Insights into Post-Fire Dynamics: Evaluating Short-Term Vegetation Recovery During Mega Drought in Central Chilean Mediterranean Forests

Native forest landscapes globally face unprecedented challenges due to land use changes and climate changes, impacting terrestrial biodiversity conservation. Despite efforts to control forest loss, fragmentation, and degradation, uncertainty persists regarding the effects of climate change on forest dynamics, including shifts in productivity, species composition, and disturbance patterns. This study focuses on the Mediterranean ecosystems in Central Chile, known for their resilience to stressors like drought and wildfires. However, changing disturbance regimes in recent decades have tested their adaptive mechanisms. Understanding the effects of new disturbance regimes and their interactions on forest recovery is crucial, particularly in poorly studied ecosystems like the Mediterranean region in South America. Using remote sensing-based vegetation indices, we analyzed short-term (5-year) vegetation recovery after wildfires in Central Chile during the Mega Drought period (2010-2022) and compared it with two preceding decades (1992-2009). Normalized Difference Vegetation Indices (NDVI) were employed, and environmental variables, including climate, topography, and burn severity, were considered to model post-fire recovery from Random Forest models. Drought duration emerged as the most influential factor negatively affecting post-fire vegetation recovery, particularly in hillside areas. Fire severity showed a complex relationship with recovery, positively correlated in humid years but negatively in dried years. Our findings emphasize the critical role of drought in shaping post-fire vegetation recovery in Mediterranean forests.
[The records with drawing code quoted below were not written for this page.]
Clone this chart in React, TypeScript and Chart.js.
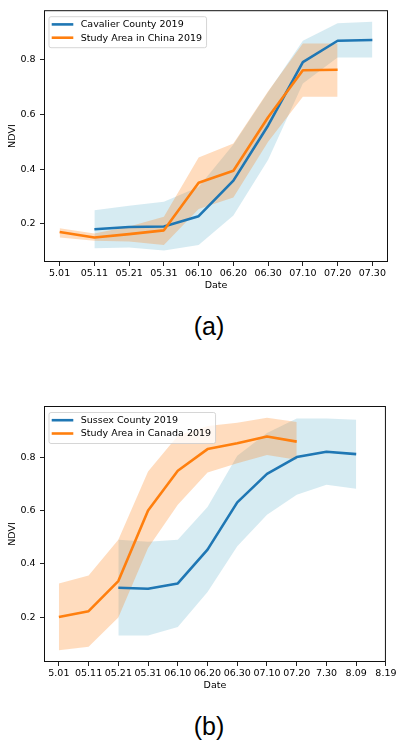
import React, { useEffect, useRef } from "react";
import { Chart, registerables } from "chart.js";

Chart.register(...registerables);

// ---- Panel (a): Cavalier County vs. study area in China, 2019 ----
const datesA = ["5.01", "05.11", "05.21", "05.31", "06.10", "06.20", "06.30", "07.10", "07.20", "07.30"];
const cavalierMean = [null, 0.18, 0.188, 0.19, 0.228, 0.358, 0.56, 0.792, 0.87, 0.873];
const cavalierUpper = [null, 0.25, 0.266, 0.281, 0.335, 0.49, 0.682, 0.87, 0.934, 0.94];
const cavalierLower = [null, 0.11, 0.113, 0.102, 0.122, 0.23, 0.434, 0.714, 0.809, 0.809];
const chinaMean = [0.17, 0.15, 0.162, 0.176, 0.35, 0.394, 0.59, 0.762, 0.764];
const chinaUpper = [0.184, 0.164, 0.19, 0.226, 0.443, 0.494, 0.685, 0.86, 0.86];
const chinaLower = [0.15, 0.138, 0.135, 0.122, 0.254, 0.296, 0.5, 0.665, 0.665];

// ---- Panel (b): Sussex County vs. study area in Canada, 2019 ----
const datesB = ["5.01", "05.11", "05.21", "05.31", "06.10", "06.20", "06.30", "07.10", "07.20", "7.30", "8.09", "8.19"];
const sussexMean = [null, null, 0.31, 0.306, 0.326, 0.453, 0.63, 0.737, 0.8, 0.82, 0.811];
const sussexUpper = [null, null, 0.49, 0.482, 0.49, 0.613, 0.805, 0.89, 0.945, 0.945, 0.94];
const sussexLower = [null, null, 0.131, 0.131, 0.163, 0.294, 0.466, 0.584, 0.659, 0.696, 0.681];
const canadaMean = [0.2, 0.222, 0.335, 0.6, 0.749, 0.83, 0.852, 0.877, 0.858];
const canadaUpper = [0.326, 0.356, 0.49, 0.746, 0.88, 0.917, 0.929, 0.948, 0.932];
const canadaLower = [0.075, 0.089, 0.198, 0.459, 0.621, 0.742, 0.777, 0.808, 0.79];

const yTicks = [0.2, 0.4, 0.6, 0.8];

const BLUE = "#1f77b4";
const ORANGE = "#ff7f0e";
const BLUE_BAND = "rgba(173,216,230,0.5)";
const ORANGE_BAND = "rgba(255,127,14,0.27)";
const FONT = "'DejaVu Sans', sans-serif";
const FONT_SIZE = 9.5;

type Val = number | null;

const toPoints = (values: Val[]) =>
  values
    .map((v, i) => (v == null ? null : { x: i, y: v }))
    .filter((p) => p !== null) as { x: number; y: number }[];

// matplotlib-style autoscale: 5% margin around all plotted values
function yLimits(groups: Val[][]) {
  const all = groups.flat().filter((v) => v != null) as number[];
  const lo = Math.min(...all);
  const hi = Math.max(...all);
  const m = (hi - lo) * 0.05;
  return { min: lo - m, max: hi + m };
}

type SeriesSpec = {
  label: string;
  color: string;
  band: string;
  mean: Val[];
  upper: Val[];
  lower: Val[];
};

// Frame around the plotting area plus an in-axes legend box
const framePlugin = {
  id: "frameAndLegend",
  afterDatasetsDraw(chart: any, _args: any, opts: any) {
    const { ctx, chartArea: a } = chart;
    ctx.save();
    ctx.strokeStyle = "#111";
    ctx.lineWidth = 1;
    ctx.strokeRect(a.left + 0.5, a.top + 0.5, a.right - a.left - 1, a.bottom - a.top - 1);

    const entries: { label: string; color: string }[] = opts.entries || [];
    ctx.font = `${FONT_SIZE}px ${FONT}`;
    const textW = Math.max(...entries.map((e) => ctx.measureText(e.label).width));
    const bx = a.left + 5;
    const by = a.top + 6.5;
    const textX = 31.7;
    const bw = textX + textW + 4.5;
    const bh = 31;
    const r = 2;
    ctx.beginPath();
    ctx.moveTo(bx + r, by);
    ctx.lineTo(bx + bw - r, by);
    ctx.arcTo(bx + bw, by, bx + bw, by + r, r);
    ctx.lineTo(bx + bw, by + bh - r);
    ctx.arcTo(bx + bw, by + bh, bx + bw - r, by + bh, r);
    ctx.lineTo(bx + r, by + bh);
    ctx.arcTo(bx, by + bh, bx, by + bh - r, r);
    ctx.lineTo(bx, by + r);
    ctx.arcTo(bx, by, bx + r, by, r);
    ctx.closePath();
    ctx.fillStyle = "rgba(255,255,255,0.8)";
    ctx.fill();
    ctx.strokeStyle = "rgba(204,204,204,0.8)";
    ctx.lineWidth = 1;
    ctx.stroke();

    entries.forEach((e, i) => {
      const cy = by + 7.7 + i * 13.3;
      ctx.strokeStyle = e.color;
      ctx.lineWidth = 2.6;
      ctx.beginPath();
      ctx.moveTo(bx + 2.7, cy);
      ctx.lineTo(bx + 24.3, cy);
      ctx.stroke();
      ctx.fillStyle = "#000";
      ctx.textBaseline = "middle";
      ctx.textAlign = "left";
      ctx.fillText(e.label, bx + textX, cy + 0.5);
    });
    ctx.restore();
  },
};

function makeConfig(
  dates: string[],
  first: SeriesSpec,
  second: SeriesSpec,
  xMin: number,
  xMax: number,
  padTop: number
) {
  const lim = yLimits([first.upper, first.lower, second.upper, second.lower]);
  const band = (s: SeriesSpec, order: number) => [
    {
      label: s.label + " lower",
      data: toPoints(s.lower),
      borderWidth: 0,
      pointRadius: 0,
      fill: false,
      order: order + 1,
    },
    {
      label: s.label + " upper",
      data: toPoints(s.upper),
      borderWidth: 0,
      pointRadius: 0,
      backgroundColor: s.band,
      fill: "-1",
      order,
    },
  ];
  const line = (s: SeriesSpec, order: number) => ({
    label: s.label,
    data: toPoints(s.mean),
    borderColor: s.color,
    borderWidth: 2.6,
    pointRadius: 0,
    fill: false,
    order,
  });
  const tickFont = { family: FONT, size: FONT_SIZE };
  return {
    type: "line",
    data: {
      datasets: [...band(first, 4), ...band(second, 2), line(first, 1), line(second, 0)],
    },
    options: {
      animation: false,
      responsive: false,
      devicePixelRatio: 1,
      layout: { padding: { left: 0, right: 10, top: padTop, bottom: 0 } },
      plugins: {
        legend: { display: false },
        tooltip: { enabled: false },
        frameAndLegend: {
          entries: [
            { label: first.label, color: first.color },
            { label: second.label, color: second.color },
          ],
        },
      },
      elements: { line: { tension: 0, borderJoinStyle: "round", borderCapStyle: "butt" } },
      scales: {
        x: {
          type: "linear",
          min: xMin,
          max: xMax,
          border: { display: false },
          grid: { drawOnChartArea: false, drawTicks: true, tickLength: 4, color: "#222", lineWidth: 1 },
          ticks: {
            color: "#000",
            font: tickFont,
            padding: 1.5,
            maxRotation: 0,
            autoSkip: false,
            callback: (v: number) => dates[Math.round(v)] ?? "",
          },
          afterBuildTicks: (scale: any) => {
            scale.ticks = dates.map((_, i) => ({ value: i }));
          },
          afterFit: (scale: any) => {
            scale.height = 38;
          },
          title: {
            display: true,
            text: "Date",
            color: "#000",
            font: tickFont,
            padding: { top: 0, bottom: 8.3 },
          },
        },
        y: {
          type: "linear",
          min: lim.min,
          max: lim.max,
          border: { display: false },
          grid: { drawOnChartArea: false, drawTicks: true, tickLength: 4, color: "#222", lineWidth: 1 },
          ticks: {
            color: "#000",
            font: tickFont,
            padding: 4.5,
            callback: (v: number) => v.toFixed(1),
          },
          afterBuildTicks: (scale: any) => {
            scale.ticks = yTicks.map((v) => ({ value: v }));
          },
          afterFit: (scale: any) => {
            scale.width = 44;
          },
          title: {
            display: true,
            text: "NDVI",
            color: "#000",
            font: tickFont,
            padding: { top: 7.3, bottom: 0 },
          },
        },
      },
    },
    plugins: [framePlugin],
  };
}

function Panel(props: { config: any; top: number; height: number }) {
  const ref = useRef<HTMLCanvasElement>(null);
  useEffect(() => {
    if (!ref.current) return;
    const chart = new Chart(ref.current, props.config);
    return () => chart.destroy();
  }, []);
  return (
    <canvas
      ref={ref}
      width={398}
      height={props.height}
      style={{ position: "absolute", left: 0, top: props.top, width: 398, height: props.height }}
    />
  );
}

const captionStyle: React.CSSProperties = {
  position: "absolute",
  left: 0,
  width: 418,
  textAlign: "center",
  fontFamily: "'Liberation Sans', Arial, sans-serif",
  fontSize: 25,
  lineHeight: "30px",
  color: "#000",
};

export default function App() {
  const configA = makeConfig(
    datesA,
    { label: "Cavalier County 2019", color: BLUE, band: BLUE_BAND, mean: cavalierMean, upper: cavalierUpper, lower: cavalierLower },
    { label: "Study Area in China 2019", color: ORANGE, band: ORANGE_BAND, mean: chinaMean, upper: chinaUpper, lower: chinaLower },
    -0.45,
    datesA.length - 1 + 0.45,
    6
  );
  const configB = makeConfig(
    datesB,
    { label: "Sussex County 2019", color: BLUE, band: BLUE_BAND, mean: sussexMean, upper: sussexUpper, lower: sussexLower },
    { label: "Study Area in Canada 2019", color: ORANGE, band: ORANGE_BAND, mean: canadaMean, upper: canadaUpper, lower: canadaLower },
    -0.5,
    datesB.length - 1,
    16
  );
  return (
    <div style={{ position: "absolute", left: 0, top: 0, width: 398, height: 741, background: "#fff", overflow: "hidden" }}>
      <Panel config={configA} top={0} height={300} />
      <div style={{ ...captionStyle, top: 311 }}>(a)</div>
      <Panel config={configB} top={390} height={310} />
      <div style={{ ...captionStyle, top: 711 }}>(b)</div>
    </div>
  );
}
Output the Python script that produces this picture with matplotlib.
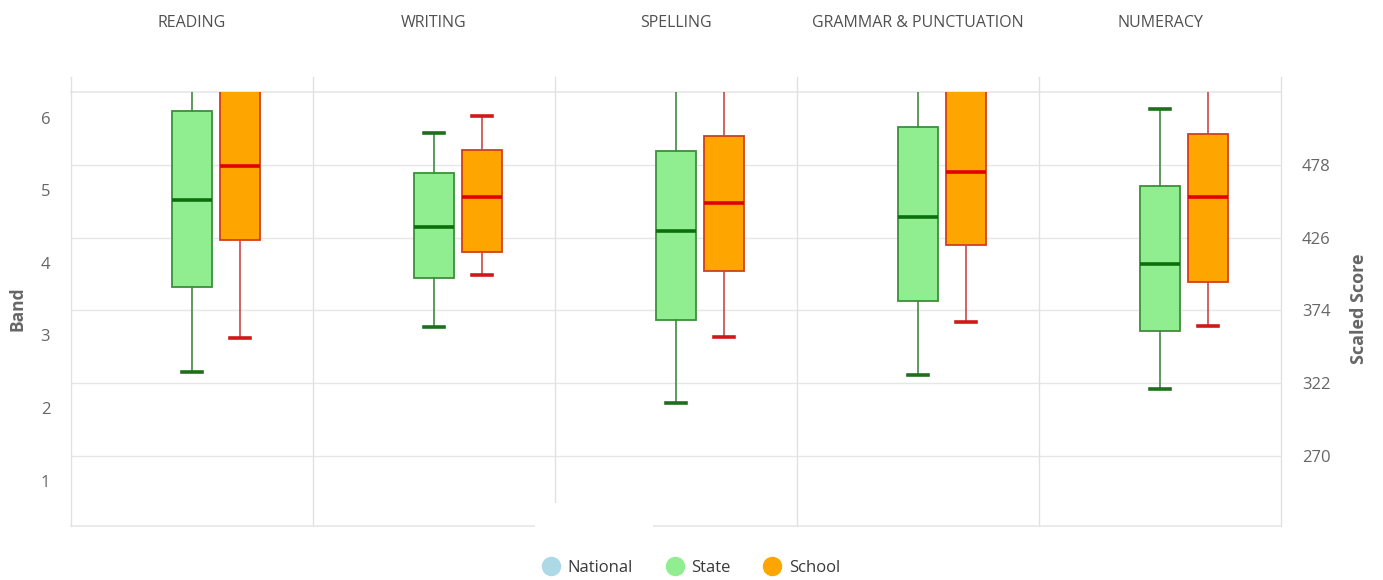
import matplotlib
matplotlib.use("Agg")
import matplotlib.pyplot as plt
from matplotlib.lines import Line2D
from matplotlib.patches import Rectangle

# ---------------- data ----------------
categories = ["READING", "WRITING", "SPELLING", "GRAMMAR & PUNCTUATION", "NUMERACY"]

state_whislo = [330, 362, 308, 328, 318]
state_q1     = [391, 397, 367, 381, 359]
state_med    = [453, 434, 431, 441, 407]
state_q3     = [517, 472, 488, 505, 463]
state_whishi = [545, 501, 545, 545, 518]

school_whislo = [354, 399, 355, 366, 363]
school_q1     = [424, 416, 402, 421, 394]
school_med    = [477, 455, 451, 473, 455]
school_q3     = [540, 489, 499, 540, 500]
school_whishi = [560, 513, 545, 560, 545]

score_ticks = [270, 322, 374, 426, 478]
band_ticks = [252, 304, 356, 408, 460, 512]
band_labels = ["1", "2", "3", "4", "5", "6"]
legend_labels = ["National", "State", "School"]

# ---------------- figure ----------------
plt.rcParams['font.family'] = ['Open Sans', 'DejaVu Sans']
W, H = 1383, 580
fig = plt.figure(figsize=(W / 100, H / 100), dpi=100)
L, R, T, B = 71, 1281, 92, 526
ax = fig.add_axes([L / W, 1 - B / H, (R - L) / W, (B - T) / H])

ax.set_xlim(0, len(categories))
ax.set_ylim(219.6, 530.3)

txt = "#666666"
grid_c = "#e6e6e6"
vline_c = "#dfe1ea"

# horizontal grid lines (top line included)
for v in score_ticks:
    ax.axhline(v, color=grid_c, lw=1, zorder=0)
ax.axhline(530.3, color=grid_c, lw=1.2, zorder=0, clip_on=False)

# vertical separators extending above the plot
ext = 1 + (T - 77) / (B - T)
for i in range(len(categories) + 1):
    ax.plot([i, i], [0, ext], transform=ax.get_xaxis_transform(),
            color=vline_c, lw=1, clip_on=False, zorder=0)

for s in ["top", "left", "right"]:
    ax.spines[s].set_visible(False)
ax.spines["bottom"].set_color(grid_c)
ax.spines["bottom"].set_linewidth(1.2)

ax.set_xticks([])
ax.set_yticks(band_ticks)
ax.set_yticklabels(band_labels)
ax.tick_params(axis="y", length=0, pad=15, labelsize=12, labelcolor=txt)
ax.set_ylabel("Band", fontsize=12.5, fontweight="bold", color=txt, labelpad=10)

ax2 = ax.twinx()
ax2.set_ylim(ax.get_ylim())
ax2.set_yticks(score_ticks)
ax2.set_yticklabels([str(v) for v in score_ticks])
ax2.tick_params(axis="y", length=0, pad=15, labelsize=12, labelcolor=txt)
for s in ax2.spines.values():
    s.set_visible(False)
ax2.set_ylabel("Scaled Score", fontsize=13, fontweight="bold", color=txt, labelpad=14)

# category titles
for i, c in enumerate(categories):
    ax.text(i + 0.5, 1 + (T - 23) / (B - T), c, transform=ax.get_xaxis_transform(),
            ha="center", va="center", fontsize=11.5, color="#505050")

# ---------------- boxes ----------------
offset = 48 / 242
bw = 40 / 242
cw = 20 / 242

def stats(lo, q1, med, q3, hi):
    return [dict(whislo=a, q1=b, med=c, q3=d, whishi=e, fliers=[])
            for a, b, c, d, e in zip(lo, q1, med, q3, hi)]

centers = [i + 0.5 for i in range(len(categories))]

ax.bxp(stats(state_whislo, state_q1, state_med, state_q3, state_whishi),
       positions=centers, widths=bw, capwidths=cw, patch_artist=True,
       showfliers=False, manage_ticks=False,
       boxprops=dict(facecolor="#90ee90", edgecolor="#3c8f3c", linewidth=1.3),
       whiskerprops=dict(color="#3f8a3f", linewidth=1.2),
       capprops=dict(color="#1e6e1e", linewidth=2.6),
       medianprops=dict(color="#0b700b", linewidth=2.6))

ax.bxp(stats(school_whislo, school_q1, school_med, school_q3, school_whishi),
       positions=[c + offset for c in centers], widths=bw, capwidths=cw,
       patch_artist=True, showfliers=False, manage_ticks=False,
       boxprops=dict(facecolor="#ffa500", edgecolor="#d2401a", linewidth=1.3),
       whiskerprops=dict(color="#c84848", linewidth=1.2),
       capprops=dict(color="#d01818", linewidth=2.6),
       medianprops=dict(color="#e00000", linewidth=2.6))

# ---------------- legend ----------------
handles = [Line2D([], [], marker="o", linestyle="none", markersize=13,
                  markerfacecolor=c, markeredgecolor=c)
           for c in ["#add8e6", "#90ee90", "#ffa500"]]
leg = fig.legend(handles, legend_labels, loc="center", ncol=3,
                 bbox_to_anchor=(0.5, 1 - 568 / H), frameon=False,
                 fontsize=12, handlelength=1.0, handletextpad=0.5,
                 columnspacing=2.0, borderaxespad=0)
for t in leg.get_texts():
    t.set_color("#3a3a3a")

# white overlay artifact at bottom middle
fig.patches.append(Rectangle((535 / W, 1 - 545 / H), (653 - 535) / W, (545 - 503) / H,
                             transform=fig.transFigure, facecolor="white",
                             edgecolor="none", zorder=5))

fig.savefig("out.png", dpi=100, facecolor="white")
With the ongoing Mega Drought in Central Chile, understanding these dynamics becomes paramount for adaptive management. The study underscores the importance of comprehensive remote sensing monitoring to assess ecological processes, model ecosystem vulnerability, and study climate and disturbance regime interactions. These insights are essential for developing effective strategies to protect and manage forest ecosystems in the face of changing environmental conditions.